The Miami-based Combat Hippies’ Amal, Arabic for hope, is performed by three Puerto Rican veterans, Anthony Torres, Hipólito Arriaga, and Angel R. Rodriguez Sr. This performance is remarkable for the layered and multiplying connections it draws between the historical and the contemporary; the economic, the political, and the social; and between Puerto Rico’s colonial subjection and the military enlistment of Puerto Ricans in the US armed forces. Refusing to trace the state/military sanctioned and hierarchized operational seclusion of veterans from civilians, combatants from non-combatants, citizens from refugees, and national warriors from national enemies, it suggestively reaches to a complex account of radical attachments between differently exploited peoples, such as the “brown” US invaders and the “brown” Arabs they invade.
The Festival closed with Cry Havoc!, a tour de force solo, performed and continually developed by Stephan Wolfert, the founder of DE-CRUIT. Intertwining his childhood, adolescent, and military experiences; triangulating Shakespeare’s texts as capacious artistic, therapeutic, and political instruments; and actualizing life as a circumstantial modality formed by the encounters with inanimate and animate forces the body embeds and remembers, the performance contextualizes, critiques, and remakes the processes consequential for the soldiers’ traumatization and the veterans’ re-traumatization, disabling the latter’s social and civic engagement.

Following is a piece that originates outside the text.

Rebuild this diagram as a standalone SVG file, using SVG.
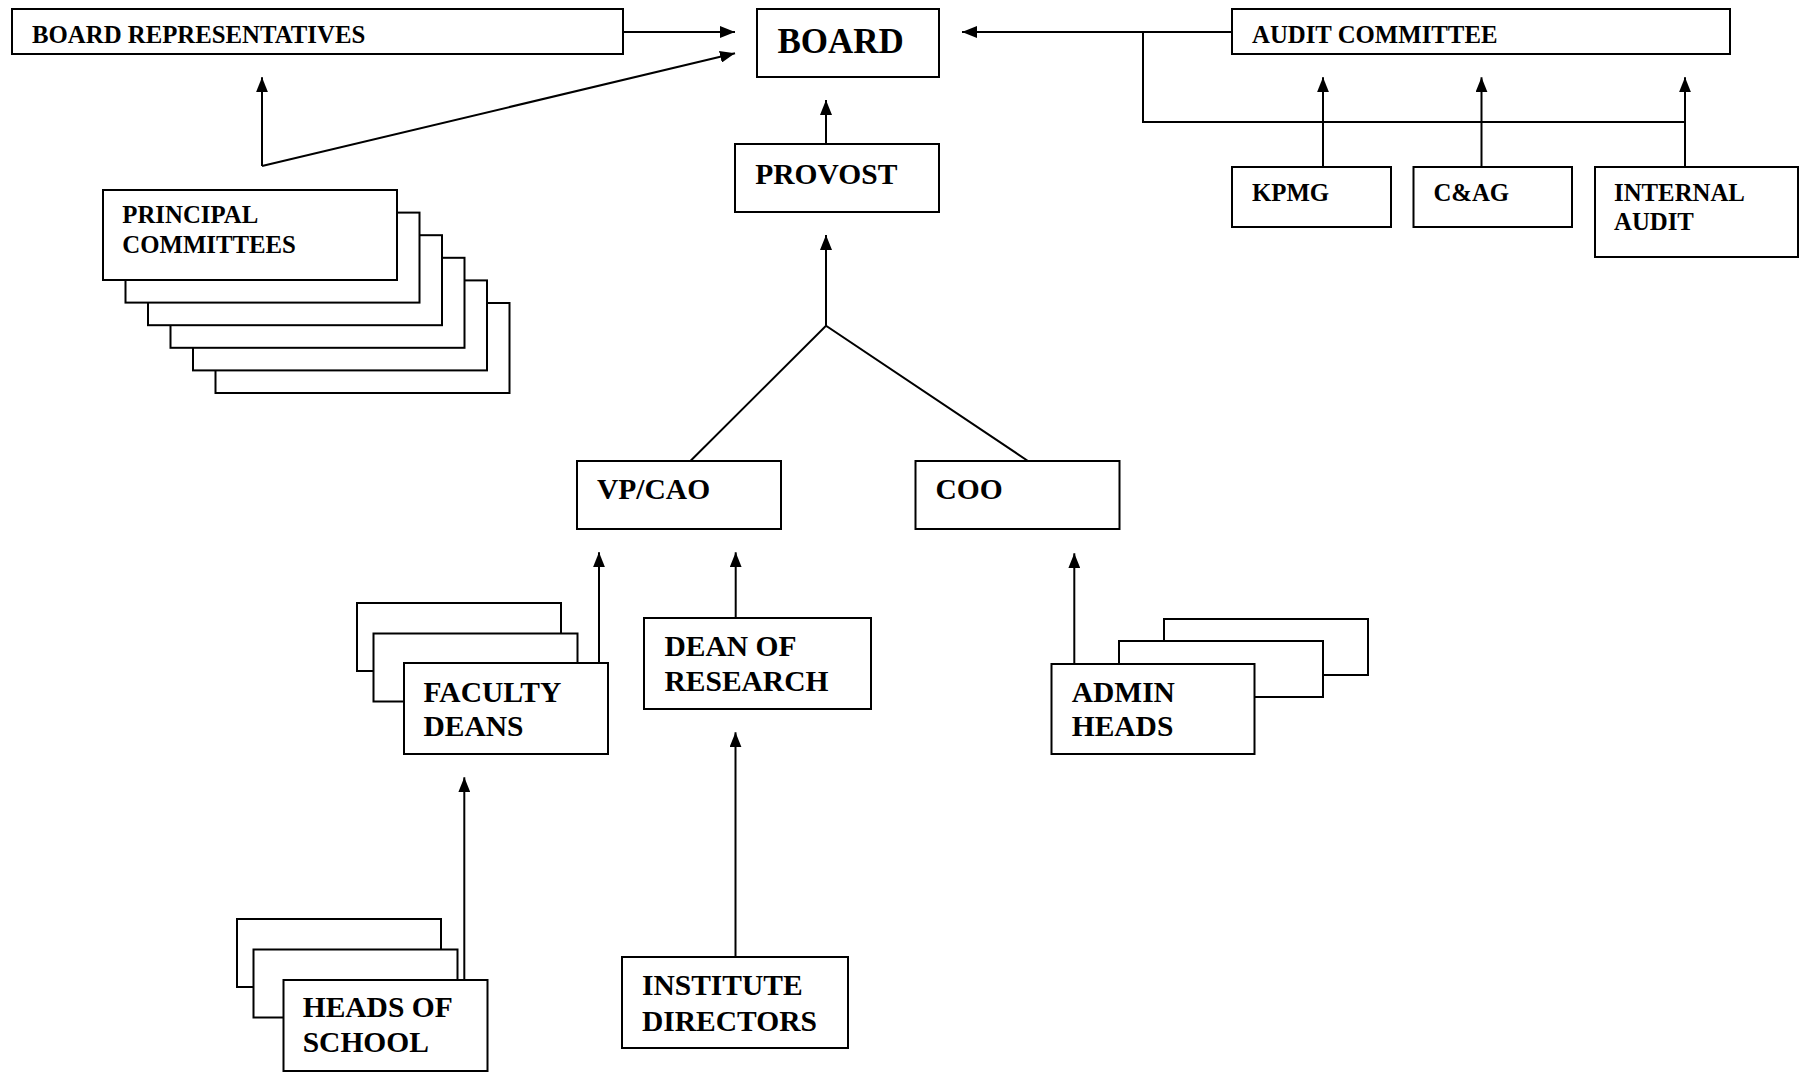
<svg xmlns="http://www.w3.org/2000/svg" width="1805" height="1074" viewBox="0 0 1805 1074">
<style>
.box{fill:#fff;stroke:#000;stroke-width:2}
.t{font-family:"Liberation Serif","Times New Roman",serif;font-weight:bold;fill:#000}
.s{font-size:24.8px}
.m{font-size:29.5px}
.l{font-size:35px}
.c{fill:none;stroke:#000;stroke-width:2}
.a{marker-end:url(#arr)}
</style>
<defs>
<marker id="arr" markerUnits="userSpaceOnUse" markerWidth="16" markerHeight="12" refX="15" refY="6" orient="auto">
<path d="M0,0 L15,6 L0,12 z" fill="#000"/>
</marker>
</defs>
<rect width="1805" height="1074" fill="#fff"/>
<g id="connectors">
<path class="c a" d="M623,32 L735,32"/>
<path class="c a" d="M262,166 L735,53.3"/>
<path class="c a" d="M262,166 L262,77.3"/>
<path class="c a" d="M826,144 L826,100"/>
<path class="c a" d="M826,325.7 L826,235"/>
<path class="c" d="M690.4,461 L826,325.7 L1028,461"/>
<path class="c a" d="M1232,32 L962,32"/>
<path class="c" d="M1143,32 L1143,122 L1685,122"/>
<path class="c a" d="M1323,167 L1323,77.3"/>
<path class="c a" d="M1481.5,167 L1481.5,77.3"/>
<path class="c a" d="M1685,167 L1685,77.3"/>
<path class="c a" d="M599,663 L599,552.3"/>
<path class="c a" d="M735.7,618 L735.7,552.3"/>
<path class="c a" d="M1074.3,664 L1074.3,553.3"/>
<path class="c a" d="M464.3,980 L464.3,777.3"/>
<path class="c a" d="M735.5,957 L735.5,732.3"/>
</g>
<g id="board-representatives">
<rect class="box" x="12" y="9" width="611" height="45"/>
<text class="t s" x="32" y="42.7">BOARD REPRESENTATIVES</text>
</g>
<g id="board">
<rect class="box" x="757" y="9" width="182" height="68"/>
<text class="t l" x="777.5" y="52.6">BOARD</text>
</g>
<g id="audit-committee">
<rect class="box" x="1232" y="9" width="498" height="45"/>
<text class="t s" x="1252" y="42.7">AUDIT COMMITTEE</text>
</g>
<g id="provost">
<rect class="box" x="735" y="144" width="204" height="68"/>
<text class="t m" x="755.3" y="184.3">PROVOST</text>
</g>
<g id="kpmg">
<rect class="box" x="1232" y="167" width="159" height="60"/>
<text class="t s" x="1252" y="201">KPMG</text>
</g>
<g id="cag">
<rect class="box" x="1413.5" y="167" width="158.5" height="60"/>
<text class="t s" x="1433.4" y="201">C&amp;AG</text>
</g>
<g id="internal-audit">
<rect class="box" x="1595" y="167" width="203" height="90"/>
<text class="t s" x="1614" y="201">INTERNAL</text>
<text class="t s" x="1614" y="230">AUDIT</text>
</g>
<g id="principal-committees">
<rect class="box" x="215.5" y="303" width="294" height="90"/>
<rect class="box" x="193" y="280.4" width="294" height="90"/>
<rect class="box" x="170.5" y="257.8" width="294" height="90"/>
<rect class="box" x="148" y="235.2" width="294" height="90"/>
<rect class="box" x="125.5" y="212.6" width="294" height="90"/>
<rect class="box" x="103" y="190" width="294" height="90"/>
<text class="t s" x="122.3" y="223.3">PRINCIPAL</text>
<text class="t s" x="122.3" y="253.3">COMMITTEES</text>
</g>
<g id="vp-cao">
<rect class="box" x="577" y="461" width="204" height="68"/>
<text class="t m" x="597" y="499.3">VP/CAO</text>
</g>
<g id="coo">
<rect class="box" x="915.5" y="461" width="204" height="68"/>
<text class="t m" x="935.5" y="499.3">COO</text>
</g>
<g id="faculty-deans">
<rect class="box" x="357" y="603" width="204" height="68"/>
<rect class="box" x="373.5" y="633.5" width="204" height="68"/>
<rect class="box" x="404" y="663" width="204" height="91"/>
<text class="t m" x="423.5" y="701.7">FACULTY</text>
<text class="t m" x="423.5" y="736">DEANS</text>
</g>
<g id="dean-of-research">
<rect class="box" x="644" y="618" width="227" height="91"/>
<text class="t m" x="664.5" y="656">DEAN OF</text>
<text class="t m" x="664.5" y="690.7">RESEARCH</text>
</g>
<g id="admin-heads">
<rect class="box" x="1164" y="619" width="204" height="56"/>
<rect class="box" x="1119" y="641" width="204" height="56"/>
<rect class="box" x="1051.5" y="664" width="203" height="90"/>
<text class="t m" x="1071.7" y="701.7">ADMIN</text>
<text class="t m" x="1071.7" y="736">HEADS</text>
</g>
<g id="heads-of-school">
<rect class="box" x="237" y="919" width="204" height="68"/>
<rect class="box" x="253.5" y="949.5" width="204" height="68"/>
<rect class="box" x="283.5" y="980" width="204" height="91"/>
<text class="t m" x="302.7" y="1016.7">HEADS OF</text>
<text class="t m" x="302.7" y="1052.3">SCHOOL</text>
</g>
<g id="institute-directors">
<rect class="box" x="622" y="957" width="226" height="91"/>
<text class="t m" x="642" y="995">INSTITUTE</text>
<text class="t m" x="642" y="1030.7">DIRECTORS</text>
</g>
</svg>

An event of therapeutic, social, and political significance, the First National Veterans Theatre Festival summoned an urgent public gathering in the theatre, creating an environment through which the military territorialization of the soldiers’ bodies and the civilians’ entanglement in it could be, and was, addressed. An event of lived politics, the Festival encouraged an intersectional and interrelated we; a we within which it was impossible to will myself into an independent entity, to find myself free from my pacifism’s other. Motivating us “to see what we see,” to see behind and beyond what blinds us, the Festival does not merely assist the veterans in their control of trauma. It also deploys trauma as a critical means to mediate what Judith Butler in Frames of War calls a “sensate understanding of war, and the conditions for a sensate opposition to war.” Affectively arguing for conceiving life in interdependent terms, for combatants’ and non-combatants’ lives’ livability, for an interrelational mise-en-scène, and for a theatrical experience lived not at the expense of other lives, the Festival arises as a radically democratic act, an act of engagement with.